Every line containing the word "this" needs to be found and copied.

___ Entries provided

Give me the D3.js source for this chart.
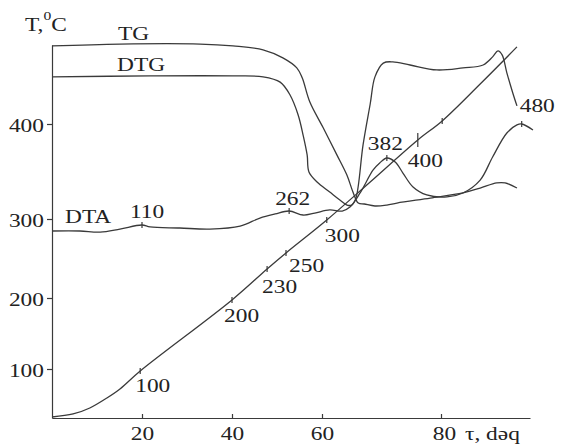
<!DOCTYPE html>
<html lang="az">
<head>
<meta charset="UTF-8">
<title>TG DTG DTA</title>
<style>
  body { margin: 0; background: #fff; }
  text { font-family: "Liberation Serif", "Times New Roman", serif; fill: #222; }
</style>
</head>
<body>
<script src="https://cdn.jsdelivr.net/npm/d3@7/dist/d3.min.js"></script>
<script>
// time, min  /  temperature-axis units
var xTicks = [20, 40, 60, 80];
var yTicks = [100, 200, 300, 400];

var tgCurve = [[0,482],[15.1,484],[32.9,484],[40.2,482],[46.9,478],[51.3,469.5],[54.4,459],[55.6,448.5],
  [57.3,423],[60.2,396],[62.5,367.5],[64.2,346],[65.2,328.5],[66.1,316.8],[67.1,315.8],[68.9,313.7],
  [70.9,314.7],[72.6,316.8],[78.2,322],[83.7,327.4],[86.6,332.6],[89.4,338],[90.8,338],[92.8,332.6]];

var dtgCurve = [[0,449.5],[21.8,450.5],[40.2,450.5],[46.9,449.5],[50.7,444],[52.9,430.5],[54.7,409.5],
  [55.8,388.4],[56.7,367.4],[57.1,349.5],[58.9,339],[61.3,328.4],[63,320],[64.2,314.7],[65,314.7],
  [65.7,322],[66.9,378],[68.1,421],[68.9,449.5],[70.3,464],[71.9,465.3],[74.8,462],[79.3,456.8],
  [83.7,459],[87.1,462],[88.7,470.5],[89.6,476.8],[90.3,472.6],[91.1,453.7],[92.1,432.6],[92.8,419]];

var dtaCurve = [[0,284.8],[6.2,284.8],[10.7,283.5],[15.1,287.3],[20,292.4],[21.8,289.9],[28.4,288.6],
  [35.1,287.3],[41.8,291],[46.2,301],[49.6,305.3],[52.7,308.4],[55.8,304.2],[58.4,306.3],[61.3,309.5],
  [63.4,308.4],[64.7,312.6],[66.4,327.4],[68.6,351.6],[69.7,359],[70.9,364.2],[72.3,360],[73.6,348.4],
  [75.3,333.7],[77.6,325.3],[81,323.2],[83.7,327.4],[86.6,341],[88.7,365.3],[91.1,390.5],[92.8,399],
  [93.6,400],[95.5,393.7]];

var tCurve = [[0,2],[4.7,8.2],[8.4,20.4],[12.2,40.8],[15.1,59.2],[19.6,95.9],[40,197.2],[47.8,236.7],
  [52,257],[60.8,298.7],[68.1,339],[76.1,383.2],[80.2,403.2],[86.6,442],[92.8,481]];

var tMarks = [[19.6,95.9],[40,197.2],[47.8,236.7],[52,257],[60.8,298.7],[76.1,383.2],[80.2,403.2]];
var tMarkLabels = ["100","200","230","250","300","400",""];
var dtaMarks = [[20,292.4],[52.7,308.4],[70.9,364.2],[93.6,400]];
var dtaMarkLabels = ["110","262","382","480"];

var width = 561, height = 446;
var fs = 19.5, sx = 1.2;

var svg = d3.select("body").append("svg")
  .attr("width", width).attr("height", height);

// the printed axes are not uniform, so both scales are piecewise
var x = d3.scaleLinear().domain([0, 20, 40, 60, 80, 95]).range([52, 142, 232, 322, 441, 530]);
var y = d3.scaleLinear().domain([0, 100, 200, 300, 400, 483]).range([418, 369, 298, 219, 124, 45]);

var ink = "#3a3a3a";

function label(txt, px, py, anchor) {
  return svg.append("text")
    .attr("transform", "translate(" + px + "," + py + ") scale(" + sx + ",1)")
    .attr("text-anchor", anchor || "start")
    .attr("font-size", fs)
    .text(txt);
}

// axes
var yAxis = svg.append("g").attr("transform", "translate(52,0)")
  .call(d3.axisLeft(y).tickValues(yTicks).tickSize(5).tickSizeOuter(0));
yAxis.selectAll("text")
  .attr("x", -8 / sx).attr("dy", "0.38em")
  .attr("transform", "scale(" + sx + ",1)")
  .attr("font-size", fs).attr("font-family", null);

var xAxis = svg.append("g").attr("transform", "translate(0,418)")
  .call(d3.axisBottom(x).tickValues(xTicks).tickSize(-4).tickSizeOuter(0));
xAxis.selectAll("text")
  .attr("y", 22).attr("dy", null)
  .attr("transform", "scale(" + sx + ",1)")
  .attr("x", function(d) { return d === 80 ? 3 / sx : 0; })
  .attr("font-size", fs).attr("font-family", null);

svg.selectAll(".domain, .tick line").attr("stroke", ink).attr("stroke-width", 1.2);

// curves
var line = d3.line()
  .x(function(d) { return x(d[0]); })
  .y(function(d) { return y(d[1]); })
  .curve(d3.curveCatmullRom.alpha(0.5));

[tgCurve, dtgCurve, dtaCurve, tCurve].forEach(function(c) {
  svg.append("path")
    .attr("d", line(c))
    .attr("fill", "none")
    .attr("stroke", ink)
    .attr("stroke-width", 1.3);
});

// small marks across the curves
svg.selectAll(".tmark")
  .data(tMarks).enter().append("line")
  .attr("x1", function(d) { return x(d[0]); })
  .attr("x2", function(d) { return x(d[0]); })
  .attr("y1", function(d, i) { return y(d[1]) - (i === 5 ? 7 : 3); })
  .attr("y2", function(d, i) { return y(d[1]) + (i === 5 ? 7 : 3); })
  .attr("stroke", ink).attr("stroke-width", 1.2);

svg.selectAll(".dmark")
  .data(dtaMarks).enter().append("line")
  .attr("x1", function(d) { return x(d[0]); })
  .attr("x2", function(d) { return x(d[0]); })
  .attr("y1", function(d) { return y(d[1]) - 3; })
  .attr("y2", function(d) { return y(d[1]) + 3; })
  .attr("stroke", ink).attr("stroke-width", 1.2);

var tOff = [[-5,21],[-8,22],[-5,24],[3,19],[-2,22],[-10,27],[0,0]];
tMarks.forEach(function(d, i) {
  if (tMarkLabels[i]) label(tMarkLabels[i], x(d[0]) + tOff[i][0], y(d[1]) + tOff[i][1]);
});

var dOff = [[-12,-7],[-14,-6],[-19,-8],[-2,-12]];
dtaMarks.forEach(function(d, i) {
  label(dtaMarkLabels[i], x(d[0]) + dOff[i][0], y(d[1]) + dOff[i][1]);
});

// curve names and axis titles
label("TG", 118, 40);
label("DTG", 117, 71);
label("DTA", 65, 223);
label("τ, dəq", 465, 440);

var ttl = svg.append("text")
  .attr("transform", "translate(25,31) scale(" + sx + ",1)")
  .attr("font-size", fs);
ttl.append("tspan").text("T,");
ttl.append("tspan").attr("font-size", 13).attr("dy", -11).text("0");
ttl.append("tspan").attr("dy", 11).text("C");
</script>
</body>
</html>
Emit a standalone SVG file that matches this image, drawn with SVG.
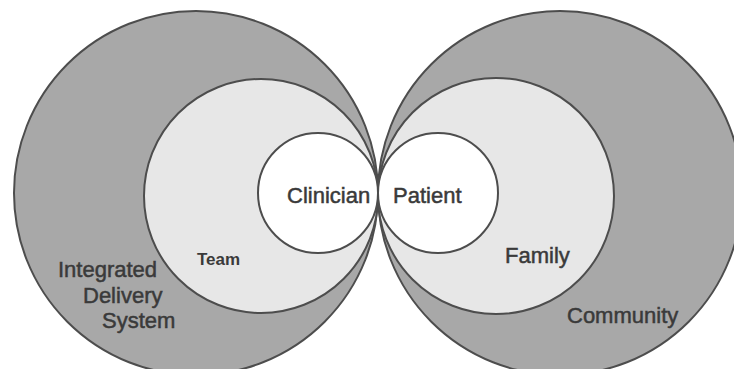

______

> [Expected answer]
Give me the D3.js source for this chart.
Emit a standalone SVG file that matches this image, drawn with SVG.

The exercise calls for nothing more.